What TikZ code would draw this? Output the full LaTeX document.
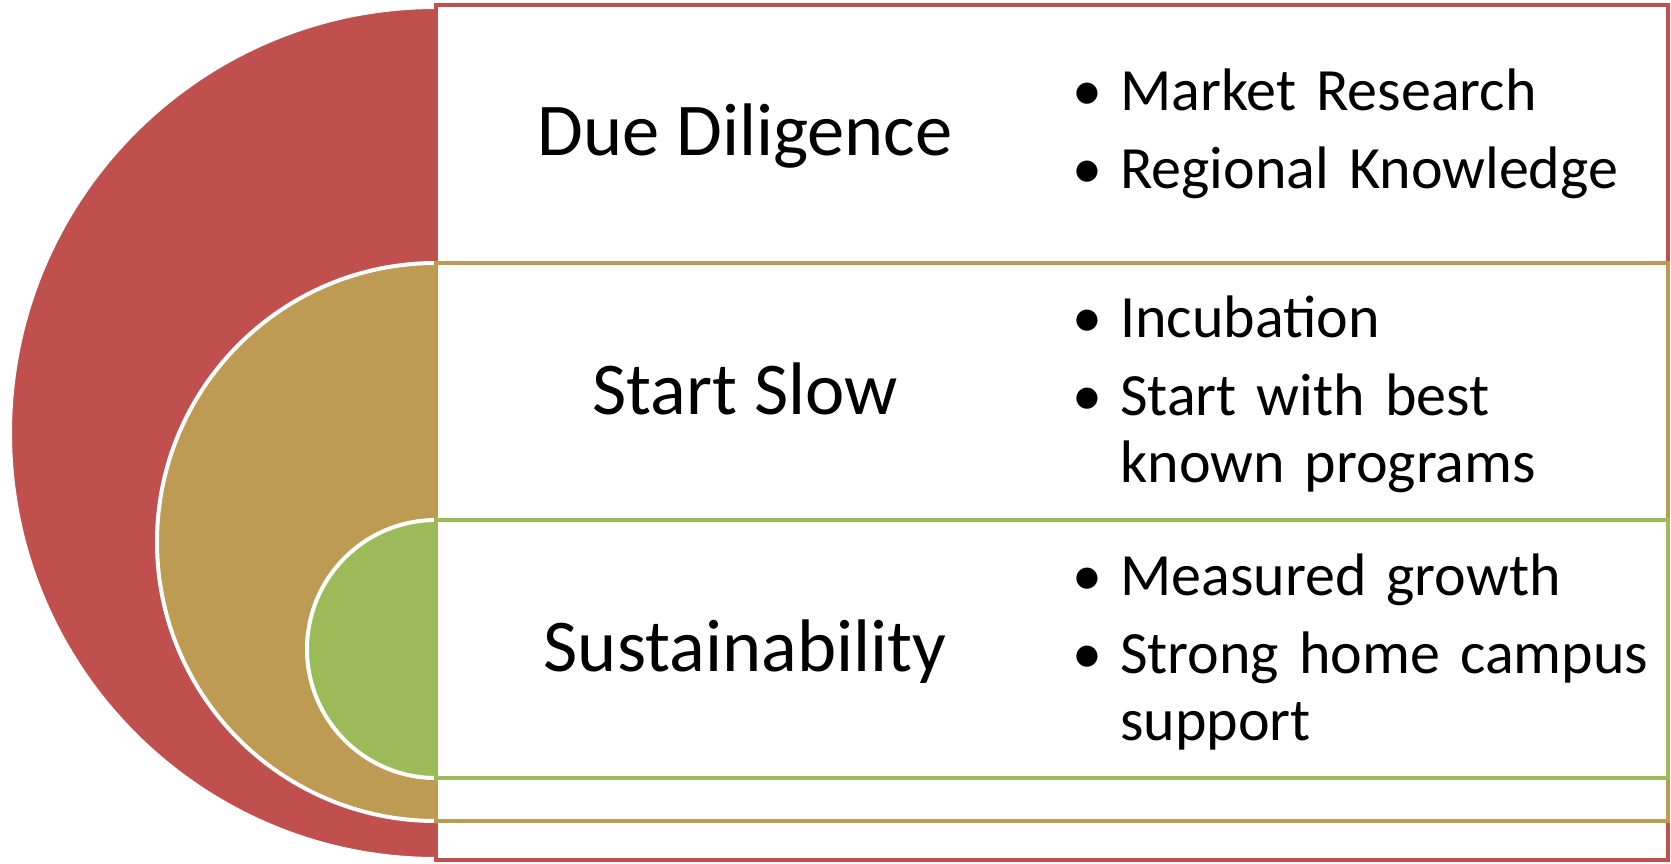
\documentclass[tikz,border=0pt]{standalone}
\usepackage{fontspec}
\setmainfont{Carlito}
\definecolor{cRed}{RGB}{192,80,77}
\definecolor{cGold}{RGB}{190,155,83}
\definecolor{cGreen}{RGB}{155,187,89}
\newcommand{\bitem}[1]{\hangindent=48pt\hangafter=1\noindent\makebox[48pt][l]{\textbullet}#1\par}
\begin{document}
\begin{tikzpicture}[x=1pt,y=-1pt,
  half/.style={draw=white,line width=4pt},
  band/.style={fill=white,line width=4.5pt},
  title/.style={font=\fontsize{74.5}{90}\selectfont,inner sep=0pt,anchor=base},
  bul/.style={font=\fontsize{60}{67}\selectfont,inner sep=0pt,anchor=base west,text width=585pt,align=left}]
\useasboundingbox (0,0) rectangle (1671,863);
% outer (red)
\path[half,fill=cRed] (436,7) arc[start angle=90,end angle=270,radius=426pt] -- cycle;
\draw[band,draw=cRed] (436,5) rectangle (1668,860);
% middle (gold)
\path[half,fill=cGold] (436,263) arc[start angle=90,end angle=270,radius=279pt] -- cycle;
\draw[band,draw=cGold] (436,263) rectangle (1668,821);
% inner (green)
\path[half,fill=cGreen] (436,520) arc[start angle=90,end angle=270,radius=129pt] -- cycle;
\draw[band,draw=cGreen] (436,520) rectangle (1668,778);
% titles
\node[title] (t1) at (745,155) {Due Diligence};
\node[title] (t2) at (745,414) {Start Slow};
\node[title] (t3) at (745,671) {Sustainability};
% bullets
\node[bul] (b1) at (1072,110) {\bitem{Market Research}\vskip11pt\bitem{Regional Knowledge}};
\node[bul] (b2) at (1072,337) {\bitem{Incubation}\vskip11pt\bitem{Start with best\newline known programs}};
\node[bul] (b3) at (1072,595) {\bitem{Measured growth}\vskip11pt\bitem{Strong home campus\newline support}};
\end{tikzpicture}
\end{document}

--

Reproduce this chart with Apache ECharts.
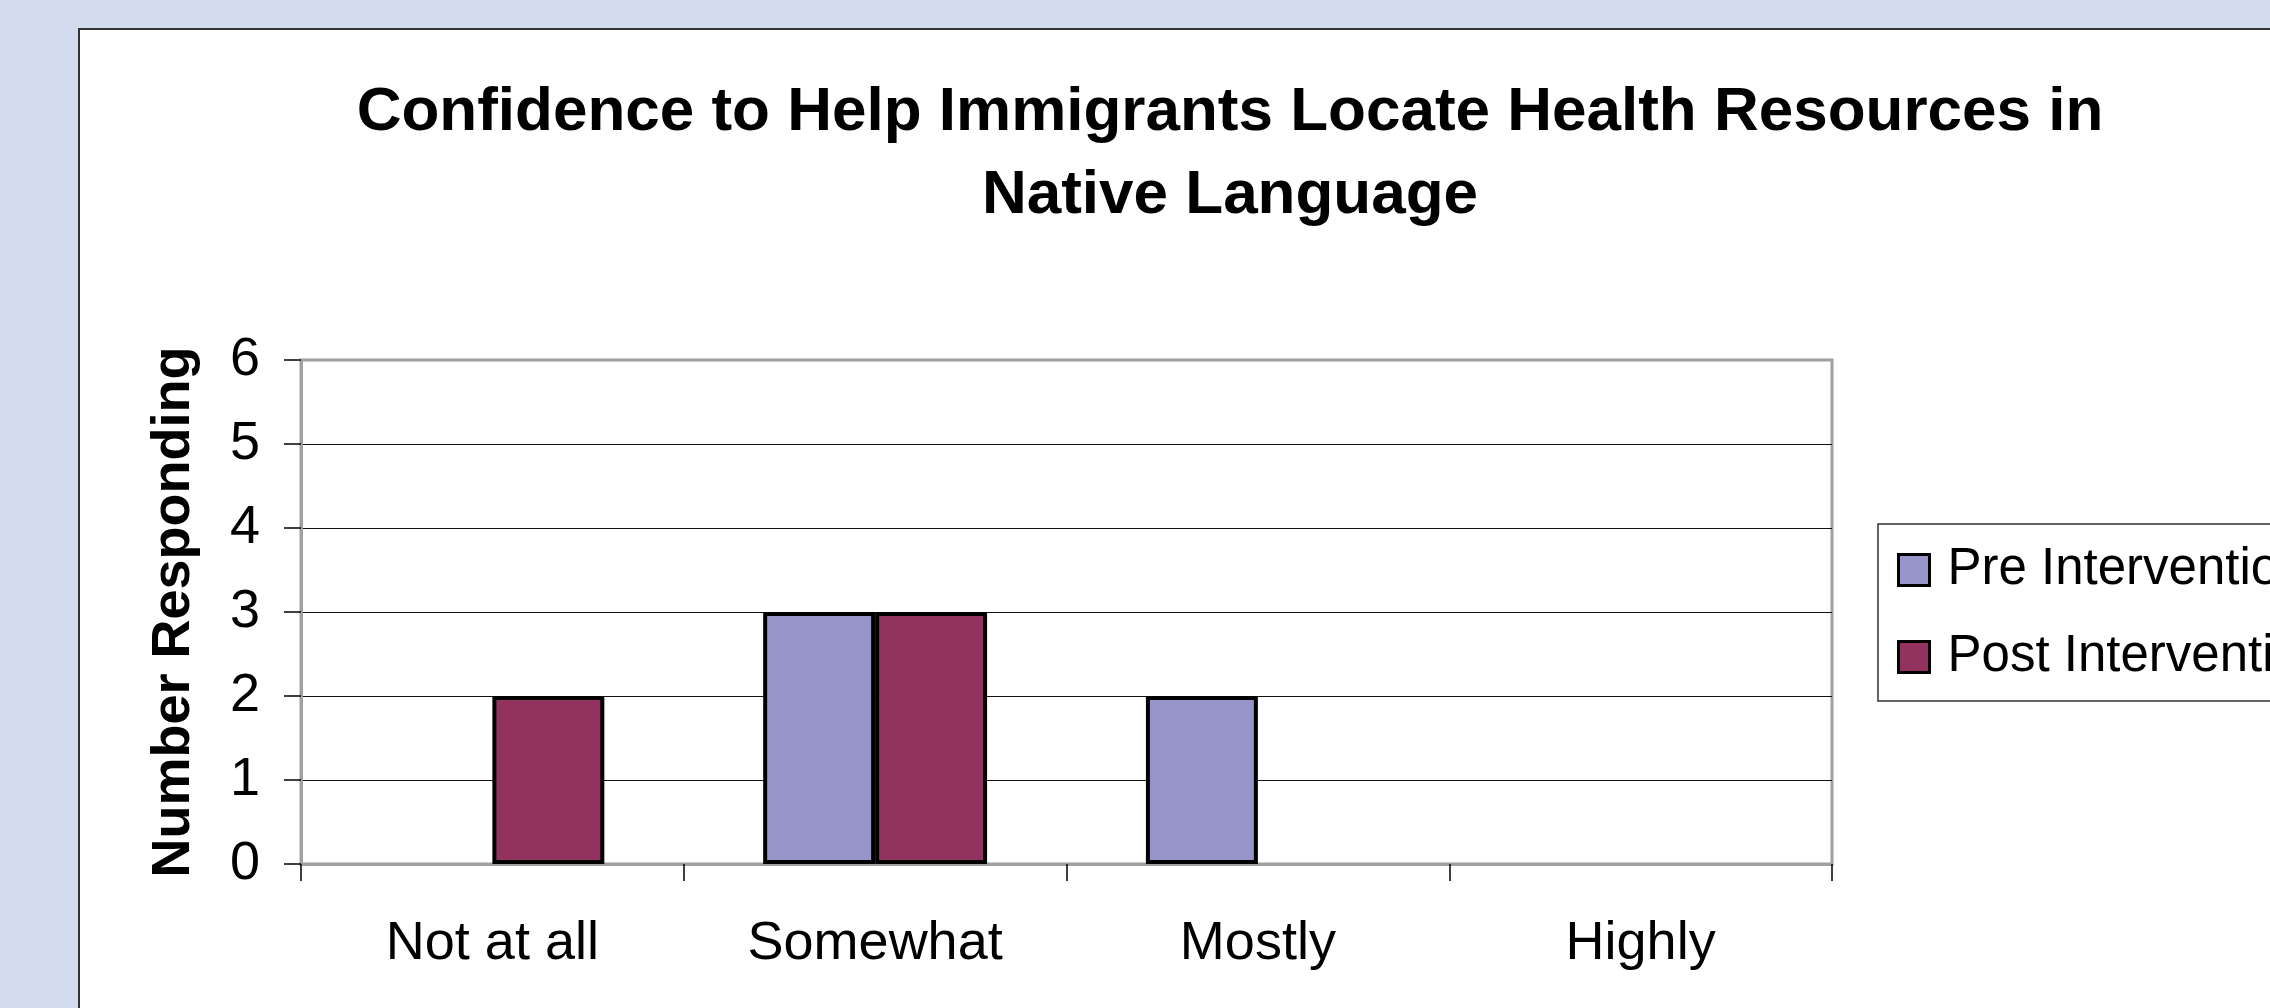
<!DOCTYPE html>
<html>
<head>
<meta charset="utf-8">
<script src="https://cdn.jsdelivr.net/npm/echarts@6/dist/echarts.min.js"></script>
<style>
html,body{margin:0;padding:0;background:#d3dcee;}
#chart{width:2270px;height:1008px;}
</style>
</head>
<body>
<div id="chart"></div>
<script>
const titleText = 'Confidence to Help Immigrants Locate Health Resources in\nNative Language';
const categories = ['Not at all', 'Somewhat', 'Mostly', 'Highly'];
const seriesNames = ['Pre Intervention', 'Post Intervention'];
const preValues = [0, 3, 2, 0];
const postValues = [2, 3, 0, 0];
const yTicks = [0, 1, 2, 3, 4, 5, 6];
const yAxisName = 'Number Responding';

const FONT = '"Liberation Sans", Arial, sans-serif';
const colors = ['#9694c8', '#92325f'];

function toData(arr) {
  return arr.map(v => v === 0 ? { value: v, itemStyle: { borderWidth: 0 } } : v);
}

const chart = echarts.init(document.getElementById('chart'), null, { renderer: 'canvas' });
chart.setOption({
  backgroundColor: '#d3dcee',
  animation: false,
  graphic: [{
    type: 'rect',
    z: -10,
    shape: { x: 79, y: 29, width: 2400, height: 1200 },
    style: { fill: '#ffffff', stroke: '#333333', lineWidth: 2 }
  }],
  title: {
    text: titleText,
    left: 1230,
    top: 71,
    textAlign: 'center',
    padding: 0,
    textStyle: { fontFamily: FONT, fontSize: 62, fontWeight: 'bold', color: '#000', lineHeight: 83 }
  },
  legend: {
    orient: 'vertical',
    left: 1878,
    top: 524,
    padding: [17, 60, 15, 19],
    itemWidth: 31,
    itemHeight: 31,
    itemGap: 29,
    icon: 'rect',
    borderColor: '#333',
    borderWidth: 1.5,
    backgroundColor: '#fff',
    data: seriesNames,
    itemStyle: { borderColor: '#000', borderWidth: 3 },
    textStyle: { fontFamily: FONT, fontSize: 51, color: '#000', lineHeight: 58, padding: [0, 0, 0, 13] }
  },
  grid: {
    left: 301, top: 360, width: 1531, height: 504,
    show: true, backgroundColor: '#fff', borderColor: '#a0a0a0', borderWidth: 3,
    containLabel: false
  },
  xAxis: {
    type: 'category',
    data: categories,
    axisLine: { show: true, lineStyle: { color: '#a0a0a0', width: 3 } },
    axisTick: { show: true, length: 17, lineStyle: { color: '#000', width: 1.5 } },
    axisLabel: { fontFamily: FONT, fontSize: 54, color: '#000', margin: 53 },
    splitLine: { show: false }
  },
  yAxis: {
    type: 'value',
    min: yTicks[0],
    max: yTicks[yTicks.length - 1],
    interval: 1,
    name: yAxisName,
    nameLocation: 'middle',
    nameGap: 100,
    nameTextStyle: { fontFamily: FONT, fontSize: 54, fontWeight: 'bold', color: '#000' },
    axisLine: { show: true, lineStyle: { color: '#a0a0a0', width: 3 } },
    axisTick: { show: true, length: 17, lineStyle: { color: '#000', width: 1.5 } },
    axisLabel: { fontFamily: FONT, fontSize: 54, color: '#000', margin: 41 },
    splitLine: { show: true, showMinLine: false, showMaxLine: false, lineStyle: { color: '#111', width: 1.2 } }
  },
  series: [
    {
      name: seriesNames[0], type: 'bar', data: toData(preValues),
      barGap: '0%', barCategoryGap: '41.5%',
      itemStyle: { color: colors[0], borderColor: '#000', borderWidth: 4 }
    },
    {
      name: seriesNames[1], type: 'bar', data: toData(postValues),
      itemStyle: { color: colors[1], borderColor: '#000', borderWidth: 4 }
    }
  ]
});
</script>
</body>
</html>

Problem to solve: Return each line of the listing that holds the string "with".

Task result:
\node[bul] (b2) at (1072,337) {\bitem{Incubation}\vskip11pt\bitem{Start with best\newline known programs}};
Reproduce this chart with Apache ECharts.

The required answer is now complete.